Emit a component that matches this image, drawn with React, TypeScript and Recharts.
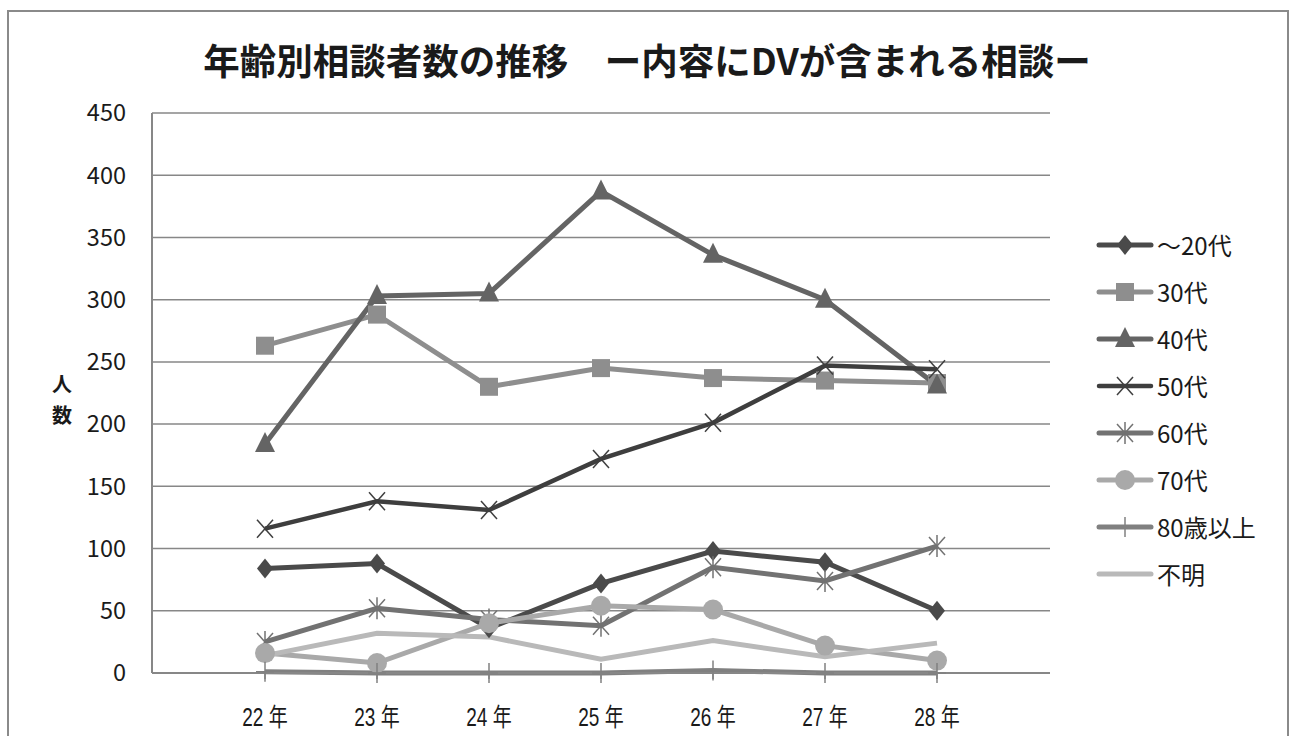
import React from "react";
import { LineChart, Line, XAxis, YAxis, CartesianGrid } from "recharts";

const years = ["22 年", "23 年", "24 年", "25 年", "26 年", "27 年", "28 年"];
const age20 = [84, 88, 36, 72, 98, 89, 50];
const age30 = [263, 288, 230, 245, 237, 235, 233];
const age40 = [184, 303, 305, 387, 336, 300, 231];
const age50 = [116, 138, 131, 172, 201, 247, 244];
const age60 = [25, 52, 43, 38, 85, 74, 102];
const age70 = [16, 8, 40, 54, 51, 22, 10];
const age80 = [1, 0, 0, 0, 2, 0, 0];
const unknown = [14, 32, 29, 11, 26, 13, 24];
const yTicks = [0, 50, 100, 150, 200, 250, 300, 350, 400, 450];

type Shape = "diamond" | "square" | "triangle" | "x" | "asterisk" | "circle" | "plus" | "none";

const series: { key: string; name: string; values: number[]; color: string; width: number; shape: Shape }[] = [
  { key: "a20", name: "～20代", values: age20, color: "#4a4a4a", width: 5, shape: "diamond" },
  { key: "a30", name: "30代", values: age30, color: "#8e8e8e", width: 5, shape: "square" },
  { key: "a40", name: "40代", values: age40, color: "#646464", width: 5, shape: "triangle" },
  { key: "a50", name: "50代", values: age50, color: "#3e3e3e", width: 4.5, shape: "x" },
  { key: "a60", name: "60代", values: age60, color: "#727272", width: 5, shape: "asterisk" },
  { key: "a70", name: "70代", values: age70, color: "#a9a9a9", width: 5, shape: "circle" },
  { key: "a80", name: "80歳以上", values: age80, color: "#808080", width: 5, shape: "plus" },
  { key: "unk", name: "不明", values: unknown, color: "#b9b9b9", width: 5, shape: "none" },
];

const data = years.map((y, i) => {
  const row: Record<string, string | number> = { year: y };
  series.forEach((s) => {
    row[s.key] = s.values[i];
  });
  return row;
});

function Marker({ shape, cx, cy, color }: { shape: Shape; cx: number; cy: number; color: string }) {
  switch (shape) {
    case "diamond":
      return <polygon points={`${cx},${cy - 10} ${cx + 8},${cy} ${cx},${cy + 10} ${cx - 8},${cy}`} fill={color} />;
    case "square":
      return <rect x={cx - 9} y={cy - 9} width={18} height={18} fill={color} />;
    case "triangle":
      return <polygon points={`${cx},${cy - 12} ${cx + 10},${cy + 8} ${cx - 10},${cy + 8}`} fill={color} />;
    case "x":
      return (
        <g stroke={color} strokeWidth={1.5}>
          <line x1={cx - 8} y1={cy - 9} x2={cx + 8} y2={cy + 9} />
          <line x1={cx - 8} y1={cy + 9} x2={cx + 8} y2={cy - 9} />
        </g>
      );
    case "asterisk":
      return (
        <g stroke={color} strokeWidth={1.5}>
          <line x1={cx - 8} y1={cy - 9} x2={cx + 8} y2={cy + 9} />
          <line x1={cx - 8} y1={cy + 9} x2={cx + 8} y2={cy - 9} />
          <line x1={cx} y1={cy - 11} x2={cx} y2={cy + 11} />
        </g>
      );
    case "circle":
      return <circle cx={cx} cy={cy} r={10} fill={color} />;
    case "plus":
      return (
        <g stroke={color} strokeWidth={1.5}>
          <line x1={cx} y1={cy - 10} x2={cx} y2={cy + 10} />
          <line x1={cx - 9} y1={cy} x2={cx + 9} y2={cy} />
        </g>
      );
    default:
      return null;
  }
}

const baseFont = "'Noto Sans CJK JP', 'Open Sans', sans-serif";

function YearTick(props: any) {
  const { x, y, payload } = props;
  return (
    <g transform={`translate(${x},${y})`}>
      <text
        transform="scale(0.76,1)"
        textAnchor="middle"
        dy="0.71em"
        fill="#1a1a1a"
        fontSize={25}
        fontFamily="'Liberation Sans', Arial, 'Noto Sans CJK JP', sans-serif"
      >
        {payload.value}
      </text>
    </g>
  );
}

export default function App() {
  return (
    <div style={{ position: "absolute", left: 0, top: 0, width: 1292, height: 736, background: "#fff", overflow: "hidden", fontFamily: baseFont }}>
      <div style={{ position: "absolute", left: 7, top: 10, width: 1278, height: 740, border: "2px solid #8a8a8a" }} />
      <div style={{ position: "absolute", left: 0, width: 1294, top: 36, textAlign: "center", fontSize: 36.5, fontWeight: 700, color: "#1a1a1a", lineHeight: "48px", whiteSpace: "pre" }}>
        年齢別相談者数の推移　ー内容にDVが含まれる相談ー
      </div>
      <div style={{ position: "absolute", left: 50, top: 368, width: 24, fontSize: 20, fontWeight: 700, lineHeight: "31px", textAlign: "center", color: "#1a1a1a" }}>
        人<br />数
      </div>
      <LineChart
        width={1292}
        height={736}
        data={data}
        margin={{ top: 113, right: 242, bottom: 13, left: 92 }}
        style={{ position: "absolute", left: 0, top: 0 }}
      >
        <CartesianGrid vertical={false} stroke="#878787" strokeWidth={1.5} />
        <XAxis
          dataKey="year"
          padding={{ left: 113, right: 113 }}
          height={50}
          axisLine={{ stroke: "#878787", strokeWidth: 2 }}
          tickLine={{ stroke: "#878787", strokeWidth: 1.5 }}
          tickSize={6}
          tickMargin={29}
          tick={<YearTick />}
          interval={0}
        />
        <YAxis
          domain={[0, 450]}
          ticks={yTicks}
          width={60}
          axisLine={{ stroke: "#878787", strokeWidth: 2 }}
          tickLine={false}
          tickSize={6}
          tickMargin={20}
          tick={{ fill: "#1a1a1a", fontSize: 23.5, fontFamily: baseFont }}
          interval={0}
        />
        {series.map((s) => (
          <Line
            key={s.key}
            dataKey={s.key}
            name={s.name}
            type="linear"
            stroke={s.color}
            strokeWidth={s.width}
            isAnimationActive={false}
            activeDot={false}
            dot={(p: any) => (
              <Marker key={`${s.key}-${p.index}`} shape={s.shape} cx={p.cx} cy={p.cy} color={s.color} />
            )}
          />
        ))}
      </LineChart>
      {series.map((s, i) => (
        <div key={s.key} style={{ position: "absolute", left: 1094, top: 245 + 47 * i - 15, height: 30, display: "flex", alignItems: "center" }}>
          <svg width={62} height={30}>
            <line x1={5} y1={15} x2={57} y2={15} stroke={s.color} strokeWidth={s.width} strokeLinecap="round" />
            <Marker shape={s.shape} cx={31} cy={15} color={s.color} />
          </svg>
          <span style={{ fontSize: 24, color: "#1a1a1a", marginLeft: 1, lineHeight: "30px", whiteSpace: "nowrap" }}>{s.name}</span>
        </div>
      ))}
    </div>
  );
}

○ ○ ○ ○ ○ ○ ○

Which lines in the listing above hold the word "React"? Show each of them.

Emit a component that matches this image, drawn with React, TypeScript and Recharts.
import React from "react";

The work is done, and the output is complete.